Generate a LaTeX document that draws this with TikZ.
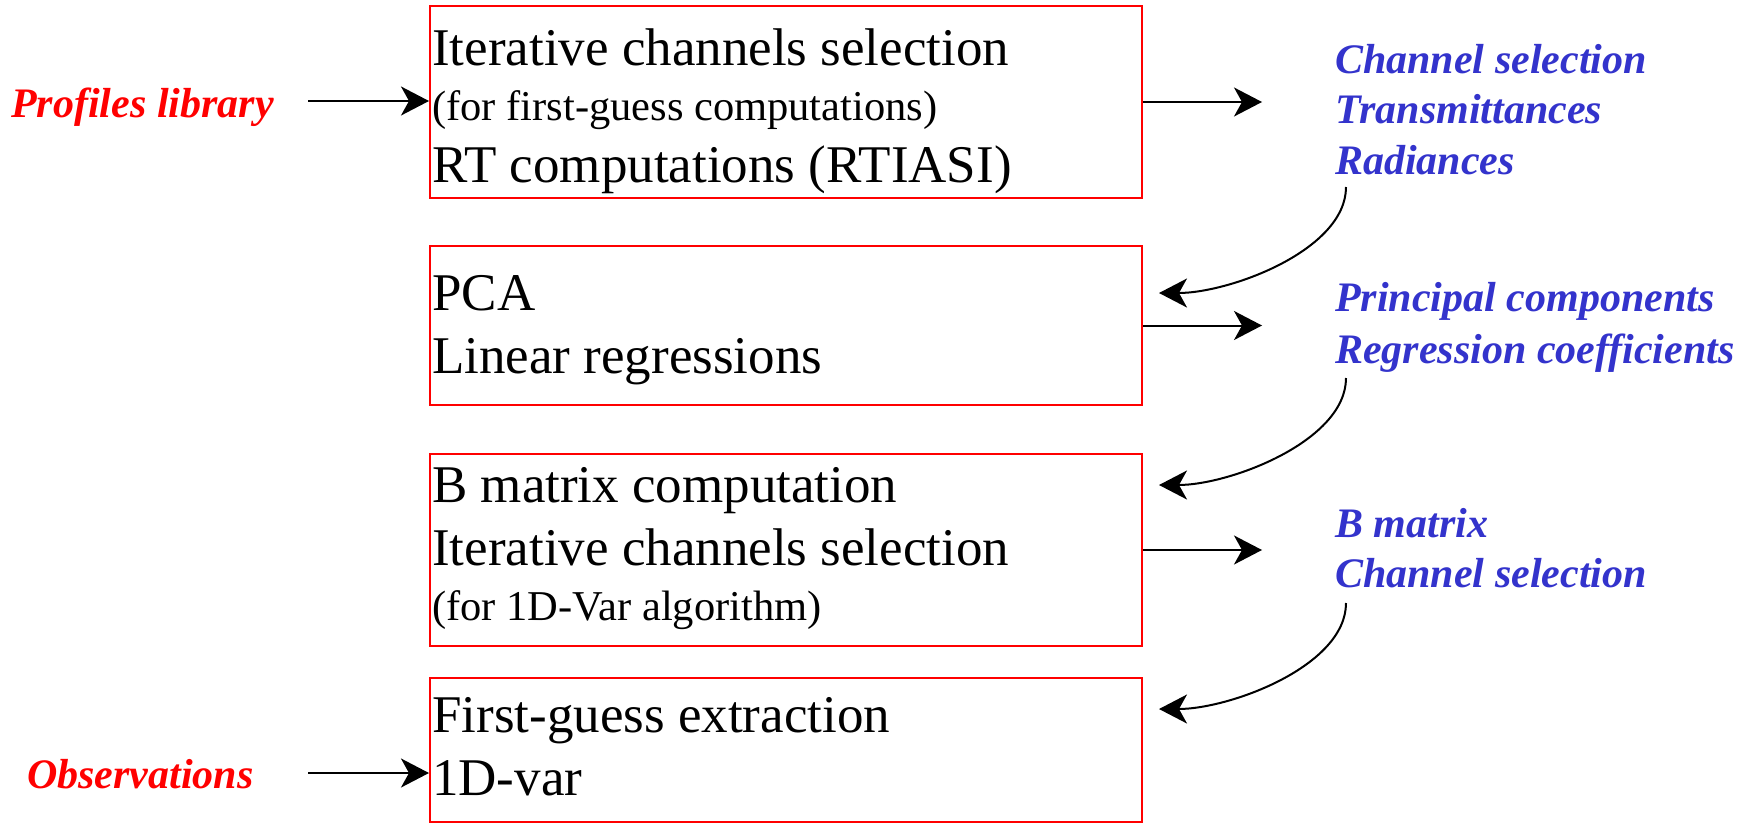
\documentclass[tikz,border=0pt]{standalone}
\usepackage{fontspec}
\setmainfont{Liberation Serif}
\usetikzlibrary{arrows.meta}
\definecolor{myblue}{RGB}{51,51,204}
\begin{document}
\begin{tikzpicture}[x=1bp,y=-1bp,
  box/.style={draw=red, line width=2bp, minimum width=712bp, inner sep=0, anchor=north west},
  maintxt/.style={font=\fontsize{53bp}{64bp}\selectfont, inner sep=0, anchor=base west},
  smalltxt/.style={font=\fontsize{42.5bp}{50bp}\selectfont, inner sep=0, anchor=base west},
  bluetxt/.style={font=\fontsize{42bp}{50bp}\selectfont\bfseries\itshape, text=myblue, inner sep=0, anchor=base west},
  redtxt/.style={font=\fontsize{42bp}{50bp}\selectfont\bfseries\itshape, text=red, inner sep=0, anchor=base west},
  arr/.style={draw=black, line width=2bp, -{Stealth[length=28bp,width=29bp,inset=8bp]}}]
\useasboundingbox (0,0) rectangle (1757,825);

% boxes
\node[box, minimum height=192bp] (r1) at (429,5) {};
\node[box, minimum height=159bp] (r2) at (429,245) {};
\node[box, minimum height=192bp] (r3) at (429,453) {};
\node[box, minimum height=144bp] (r4) at (429,677) {};

% box texts
\node[maintxt]  (t1a) at (432,65)  {Iterative channels selection};
\node[smalltxt] (t1b) at (432,120) {(for first-guess computations)};
\node[maintxt]  (t1c) at (432,182) {RT computations (RTIASI)};
\node[maintxt]  (t2a) at (432,310) {PCA};
\node[maintxt]  (t2b) at (432,373) {Linear regressions};
\node[maintxt]  (t3a) at (432,502) {B matrix computation};
\node[maintxt]  (t3b) at (432,565) {Iterative channels selection};
\node[smalltxt] (t3c) at (432,620) {(for 1D-Var algorithm)};
\node[maintxt]  (t4a) at (432,732) {First-guess extraction};
\node[maintxt]  (t4b) at (432,795) {1D-var};

% left inputs
\node[redtxt] (pl) at (11,117) {Profiles library};
\node[redtxt] (ob) at (27,788) {Observations};
\coordinate (p0) at (308,101);
\coordinate (o0) at (308,773);
\draw[arr] (p0) -- (p0 -| r1.west);
\draw[arr] (o0) -- (o0 -| r4.west);

% right outputs
\node[bluetxt] (b1a) at (1335,73)  {Channel selection};
\node[bluetxt] (b1b) at (1335,123) {Transmittances};
\node[bluetxt] (b1c) at (1335,174) {Radiances};
\node[bluetxt] (b2a) at (1335,311) {Principal components};
\node[bluetxt] (b2b) at (1335,363) {Regression coefficients};
\node[bluetxt] (b3a) at (1335,537) {B matrix};
\node[bluetxt] (b3b) at (1335,587) {Channel selection};

\draw[arr] (r1.east) -- ++(119,0);
\draw[arr] (r2.east) -- ++(119,0);
\draw[arr] (r3.east) -- ++(119,0);

% feedback curves
\coordinate (s1) at (1346,187);
\coordinate (e1) at (1159,293);
\coordinate (s2) at (1346,378);
\coordinate (e2) at (1159,485);
\coordinate (s3) at (1346,603);
\coordinate (e3) at (1159,709);
\draw[arr] (s1) .. controls +(0,63) and +(71,0) .. (e1);
\draw[arr] (s2) .. controls +(0,63) and +(71,0) .. (e2);
\draw[arr] (s3) .. controls +(0,63) and +(71,0) .. (e3);
\end{tikzpicture}
\end{document}
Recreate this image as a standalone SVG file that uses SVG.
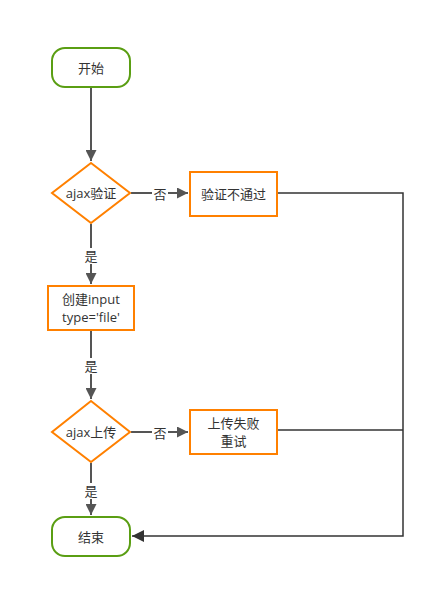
********
THE PROBLEM — Every entry should be returned exactly as written, minus the pictures.

RESULT OF THE TASK —
Generate a LaTeX document that draws this with TikZ.
\documentclass[tikz,border=0pt]{standalone}
\usepackage{fontspec}
\setmainfont{Liberation Serif}
\usetikzlibrary{arrows.meta}
\definecolor{myblue}{RGB}{51,51,204}
\begin{document}
\begin{tikzpicture}[x=1bp,y=-1bp,
  box/.style={draw=red, line width=2bp, minimum width=712bp, inner sep=0, anchor=north west},
  maintxt/.style={font=\fontsize{53bp}{64bp}\selectfont, inner sep=0, anchor=base west},
  smalltxt/.style={font=\fontsize{42.5bp}{50bp}\selectfont, inner sep=0, anchor=base west},
  bluetxt/.style={font=\fontsize{42bp}{50bp}\selectfont\bfseries\itshape, text=myblue, inner sep=0, anchor=base west},
  redtxt/.style={font=\fontsize{42bp}{50bp}\selectfont\bfseries\itshape, text=red, inner sep=0, anchor=base west},
  arr/.style={draw=black, line width=2bp, -{Stealth[length=28bp,width=29bp,inset=8bp]}}]
\useasboundingbox (0,0) rectangle (1757,825);

% boxes
\node[box, minimum height=192bp] (r1) at (429,5) {};
\node[box, minimum height=159bp] (r2) at (429,245) {};
\node[box, minimum height=192bp] (r3) at (429,453) {};
\node[box, minimum height=144bp] (r4) at (429,677) {};

% box texts
\node[maintxt]  (t1a) at (432,65)  {Iterative channels selection};
\node[smalltxt] (t1b) at (432,120) {(for first-guess computations)};
\node[maintxt]  (t1c) at (432,182) {RT computations (RTIASI)};
\node[maintxt]  (t2a) at (432,310) {PCA};
\node[maintxt]  (t2b) at (432,373) {Linear regressions};
\node[maintxt]  (t3a) at (432,502) {B matrix computation};
\node[maintxt]  (t3b) at (432,565) {Iterative channels selection};
\node[smalltxt] (t3c) at (432,620) {(for 1D-Var algorithm)};
\node[maintxt]  (t4a) at (432,732) {First-guess extraction};
\node[maintxt]  (t4b) at (432,795) {1D-var};

% left inputs
\node[redtxt] (pl) at (11,117) {Profiles library};
\node[redtxt] (ob) at (27,788) {Observations};
\coordinate (p0) at (308,101);
\coordinate (o0) at (308,773);
\draw[arr] (p0) -- (p0 -| r1.west);
\draw[arr] (o0) -- (o0 -| r4.west);

% right outputs
\node[bluetxt] (b1a) at (1335,73)  {Channel selection};
\node[bluetxt] (b1b) at (1335,123) {Transmittances};
\node[bluetxt] (b1c) at (1335,174) {Radiances};
\node[bluetxt] (b2a) at (1335,311) {Principal components};
\node[bluetxt] (b2b) at (1335,363) {Regression coefficients};
\node[bluetxt] (b3a) at (1335,537) {B matrix};
\node[bluetxt] (b3b) at (1335,587) {Channel selection};

\draw[arr] (r1.east) -- ++(119,0);
\draw[arr] (r2.east) -- ++(119,0);
\draw[arr] (r3.east) -- ++(119,0);

% feedback curves
\coordinate (s1) at (1346,187);
\coordinate (e1) at (1159,293);
\coordinate (s2) at (1346,378);
\coordinate (e2) at (1159,485);
\coordinate (s3) at (1346,603);
\coordinate (e3) at (1159,709);
\draw[arr] (s1) .. controls +(0,63) and +(71,0) .. (e1);
\draw[arr] (s2) .. controls +(0,63) and +(71,0) .. (e2);
\draw[arr] (s3) .. controls +(0,63) and +(71,0) .. (e3);
\end{tikzpicture}
\end{document}
Recreate this image as a standalone SVG file that uses SVG.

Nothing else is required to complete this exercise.